**EXERCISE AIM:** Take the lines from the top down to and including the one with "(0,0) rectangle (1990,1098);" and repeat them exactly. Omit images.

┌──

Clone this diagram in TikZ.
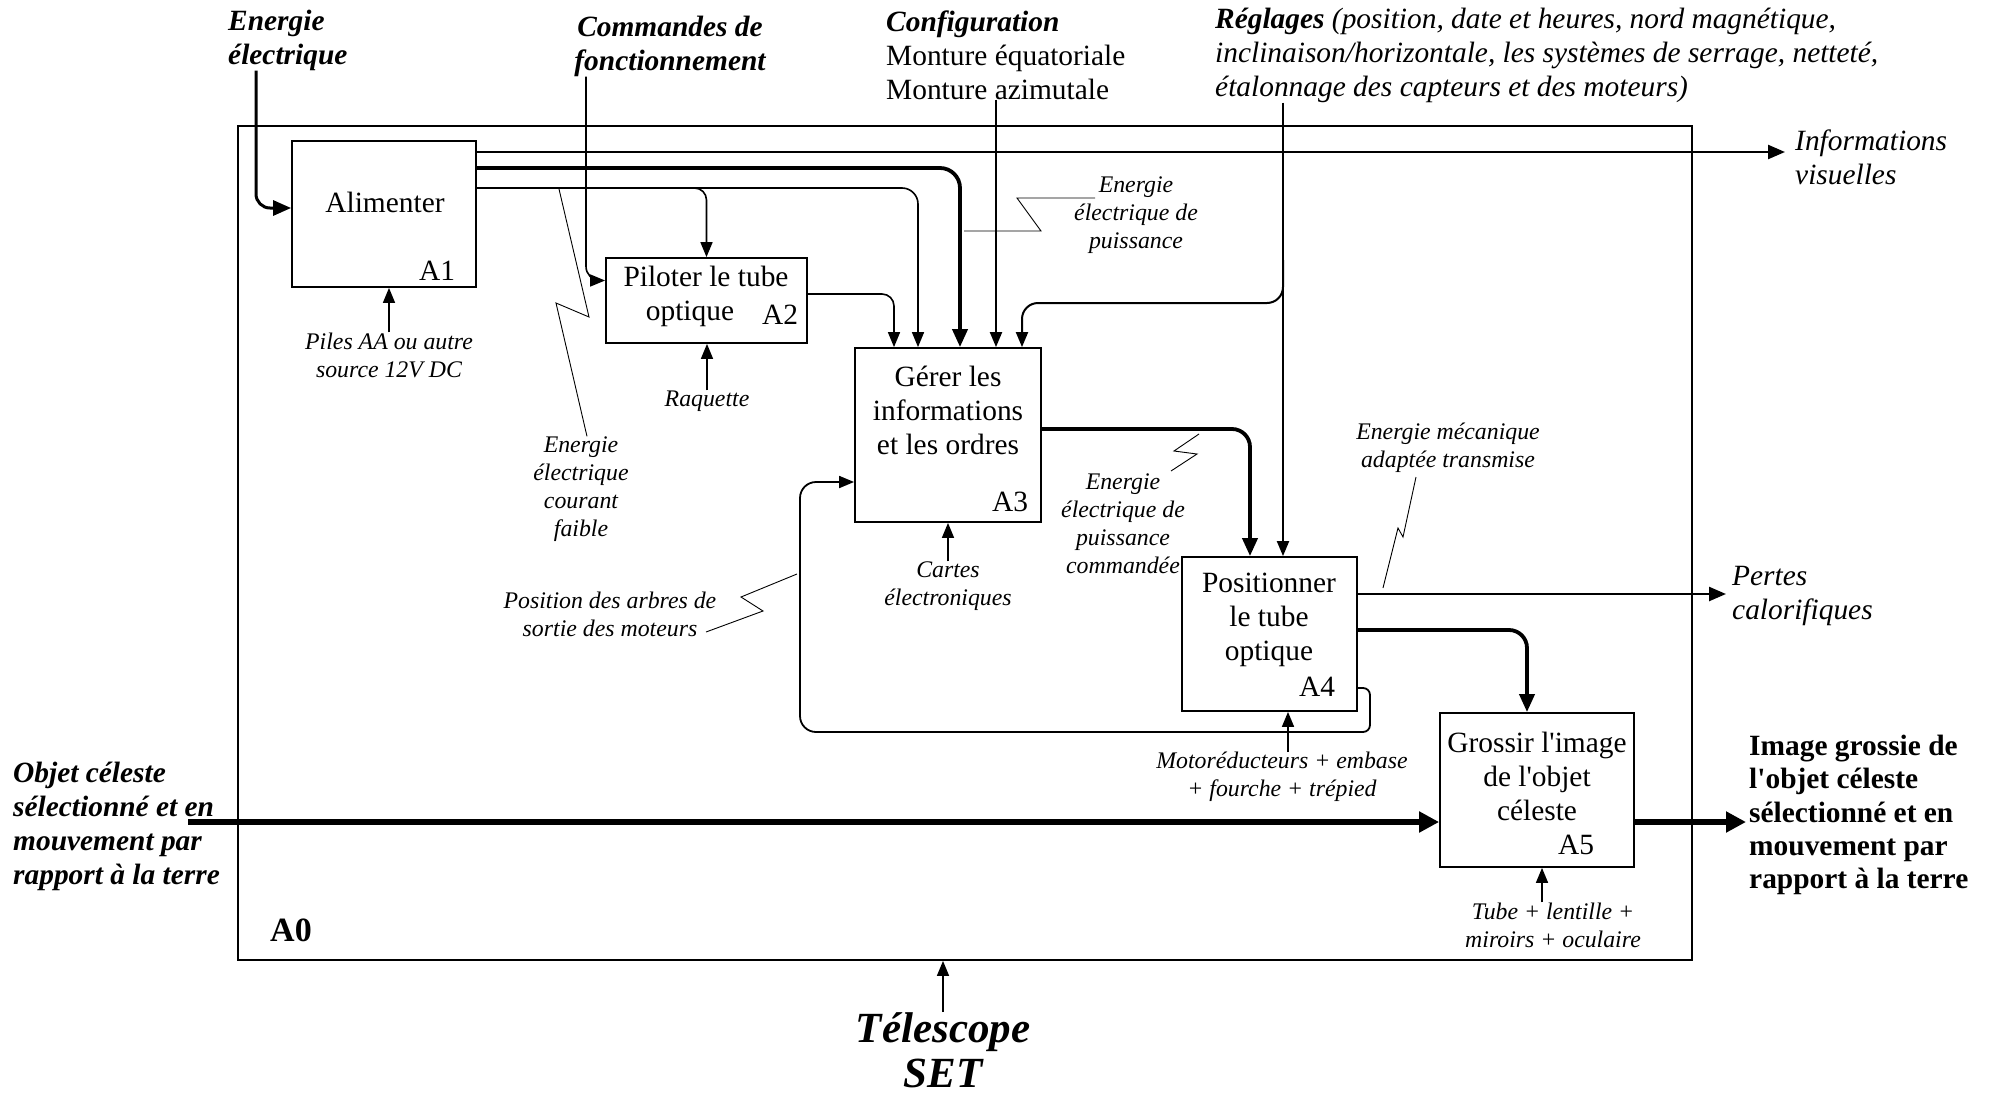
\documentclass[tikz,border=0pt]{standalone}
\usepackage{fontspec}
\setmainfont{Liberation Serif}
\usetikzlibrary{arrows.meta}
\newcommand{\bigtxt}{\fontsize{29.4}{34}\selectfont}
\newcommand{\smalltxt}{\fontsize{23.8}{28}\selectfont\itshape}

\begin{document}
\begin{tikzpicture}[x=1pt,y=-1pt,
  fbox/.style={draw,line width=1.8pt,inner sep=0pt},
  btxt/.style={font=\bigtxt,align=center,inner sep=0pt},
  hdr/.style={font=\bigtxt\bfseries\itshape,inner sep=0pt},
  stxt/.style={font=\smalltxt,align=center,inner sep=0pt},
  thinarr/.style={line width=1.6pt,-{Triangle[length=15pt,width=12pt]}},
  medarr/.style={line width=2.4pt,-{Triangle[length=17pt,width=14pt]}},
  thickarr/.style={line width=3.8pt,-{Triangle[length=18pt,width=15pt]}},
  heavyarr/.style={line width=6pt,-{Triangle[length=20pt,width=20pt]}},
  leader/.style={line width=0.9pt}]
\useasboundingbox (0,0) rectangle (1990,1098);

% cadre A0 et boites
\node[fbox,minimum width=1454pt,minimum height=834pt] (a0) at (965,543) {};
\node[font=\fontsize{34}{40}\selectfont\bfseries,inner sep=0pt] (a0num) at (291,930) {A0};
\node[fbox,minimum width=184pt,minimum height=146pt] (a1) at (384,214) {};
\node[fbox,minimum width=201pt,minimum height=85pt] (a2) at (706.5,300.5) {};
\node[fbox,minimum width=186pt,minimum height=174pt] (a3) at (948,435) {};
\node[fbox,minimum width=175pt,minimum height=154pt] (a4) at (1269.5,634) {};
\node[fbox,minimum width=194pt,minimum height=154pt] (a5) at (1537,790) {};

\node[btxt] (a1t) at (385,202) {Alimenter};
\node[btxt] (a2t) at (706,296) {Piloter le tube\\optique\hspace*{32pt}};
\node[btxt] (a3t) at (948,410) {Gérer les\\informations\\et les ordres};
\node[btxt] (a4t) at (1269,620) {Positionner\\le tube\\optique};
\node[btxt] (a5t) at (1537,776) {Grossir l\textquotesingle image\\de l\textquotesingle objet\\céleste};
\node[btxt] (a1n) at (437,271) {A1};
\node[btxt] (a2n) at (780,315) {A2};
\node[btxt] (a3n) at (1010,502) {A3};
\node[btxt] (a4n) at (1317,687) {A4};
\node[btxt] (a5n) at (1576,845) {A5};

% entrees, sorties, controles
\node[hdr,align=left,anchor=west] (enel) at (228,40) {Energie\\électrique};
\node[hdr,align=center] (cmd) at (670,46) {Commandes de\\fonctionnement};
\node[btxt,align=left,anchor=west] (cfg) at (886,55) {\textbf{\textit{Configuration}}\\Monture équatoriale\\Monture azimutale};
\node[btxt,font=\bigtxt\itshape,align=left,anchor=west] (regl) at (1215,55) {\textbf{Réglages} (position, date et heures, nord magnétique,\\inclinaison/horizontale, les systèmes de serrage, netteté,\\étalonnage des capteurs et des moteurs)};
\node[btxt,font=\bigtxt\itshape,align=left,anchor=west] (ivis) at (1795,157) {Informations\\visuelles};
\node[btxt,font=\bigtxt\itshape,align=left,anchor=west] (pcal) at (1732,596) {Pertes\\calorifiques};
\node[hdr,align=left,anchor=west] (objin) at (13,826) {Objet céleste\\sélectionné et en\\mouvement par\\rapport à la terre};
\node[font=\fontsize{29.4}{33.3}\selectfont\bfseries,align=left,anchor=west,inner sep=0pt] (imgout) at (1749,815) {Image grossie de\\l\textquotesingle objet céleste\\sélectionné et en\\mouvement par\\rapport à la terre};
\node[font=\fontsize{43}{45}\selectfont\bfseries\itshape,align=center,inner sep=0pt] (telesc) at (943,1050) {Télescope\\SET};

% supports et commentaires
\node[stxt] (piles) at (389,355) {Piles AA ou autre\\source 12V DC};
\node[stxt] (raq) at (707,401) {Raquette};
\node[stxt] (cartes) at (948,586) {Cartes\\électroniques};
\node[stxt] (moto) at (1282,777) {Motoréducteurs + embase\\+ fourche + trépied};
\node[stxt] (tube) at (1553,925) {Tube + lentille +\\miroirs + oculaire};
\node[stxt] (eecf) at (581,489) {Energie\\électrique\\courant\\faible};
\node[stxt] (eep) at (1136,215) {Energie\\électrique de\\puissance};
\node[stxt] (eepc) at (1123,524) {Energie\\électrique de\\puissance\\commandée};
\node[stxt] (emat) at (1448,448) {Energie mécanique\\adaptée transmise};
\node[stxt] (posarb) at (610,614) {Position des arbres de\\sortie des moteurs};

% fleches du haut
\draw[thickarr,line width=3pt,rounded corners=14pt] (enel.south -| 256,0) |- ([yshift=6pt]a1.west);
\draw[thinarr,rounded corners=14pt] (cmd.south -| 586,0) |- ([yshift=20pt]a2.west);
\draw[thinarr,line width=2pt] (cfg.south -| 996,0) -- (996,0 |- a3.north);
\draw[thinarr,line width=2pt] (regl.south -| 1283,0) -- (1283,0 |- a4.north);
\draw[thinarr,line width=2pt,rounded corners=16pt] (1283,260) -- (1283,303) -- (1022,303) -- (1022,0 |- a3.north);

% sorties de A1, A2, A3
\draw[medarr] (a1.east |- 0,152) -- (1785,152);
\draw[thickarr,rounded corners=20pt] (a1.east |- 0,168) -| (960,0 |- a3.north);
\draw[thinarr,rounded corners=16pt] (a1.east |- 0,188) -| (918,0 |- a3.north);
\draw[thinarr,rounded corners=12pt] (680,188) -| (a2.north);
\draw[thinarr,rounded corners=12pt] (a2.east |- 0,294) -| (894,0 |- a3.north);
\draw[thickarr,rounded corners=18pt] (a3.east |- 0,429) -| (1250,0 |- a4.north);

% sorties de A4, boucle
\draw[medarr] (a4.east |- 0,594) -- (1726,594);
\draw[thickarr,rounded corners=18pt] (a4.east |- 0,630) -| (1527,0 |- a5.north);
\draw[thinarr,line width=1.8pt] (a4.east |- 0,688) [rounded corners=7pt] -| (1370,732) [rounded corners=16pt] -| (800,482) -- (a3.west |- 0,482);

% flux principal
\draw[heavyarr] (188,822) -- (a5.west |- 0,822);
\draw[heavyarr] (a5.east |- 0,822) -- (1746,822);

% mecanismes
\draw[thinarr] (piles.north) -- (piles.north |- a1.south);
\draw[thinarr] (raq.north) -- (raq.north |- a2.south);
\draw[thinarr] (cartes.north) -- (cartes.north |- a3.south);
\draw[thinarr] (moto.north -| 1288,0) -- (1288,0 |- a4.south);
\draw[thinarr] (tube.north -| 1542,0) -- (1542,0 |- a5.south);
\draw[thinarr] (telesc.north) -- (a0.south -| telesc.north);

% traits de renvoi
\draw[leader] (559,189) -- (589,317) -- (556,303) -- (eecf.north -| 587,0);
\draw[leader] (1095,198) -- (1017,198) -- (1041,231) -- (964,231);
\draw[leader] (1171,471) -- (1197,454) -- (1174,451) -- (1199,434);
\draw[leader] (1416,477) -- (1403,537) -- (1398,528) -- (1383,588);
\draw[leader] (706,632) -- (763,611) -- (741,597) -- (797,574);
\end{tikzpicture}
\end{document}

└──

**SOLUTION:**
Clone this diagram in TikZ.
\documentclass[tikz,border=0pt]{standalone}
\usepackage{fontspec}
\setmainfont{Liberation Serif}
\usetikzlibrary{arrows.meta}
\newcommand{\bigtxt}{\fontsize{29.4}{34}\selectfont}
\newcommand{\smalltxt}{\fontsize{23.8}{28}\selectfont\itshape}

\begin{document}
\begin{tikzpicture}[x=1pt,y=-1pt,
  fbox/.style={draw,line width=1.8pt,inner sep=0pt},
  btxt/.style={font=\bigtxt,align=center,inner sep=0pt},
  hdr/.style={font=\bigtxt\bfseries\itshape,inner sep=0pt},
  stxt/.style={font=\smalltxt,align=center,inner sep=0pt},
  thinarr/.style={line width=1.6pt,-{Triangle[length=15pt,width=12pt]}},
  medarr/.style={line width=2.4pt,-{Triangle[length=17pt,width=14pt]}},
  thickarr/.style={line width=3.8pt,-{Triangle[length=18pt,width=15pt]}},
  heavyarr/.style={line width=6pt,-{Triangle[length=20pt,width=20pt]}},
  leader/.style={line width=0.9pt}]
\useasboundingbox (0,0) rectangle (1990,1098);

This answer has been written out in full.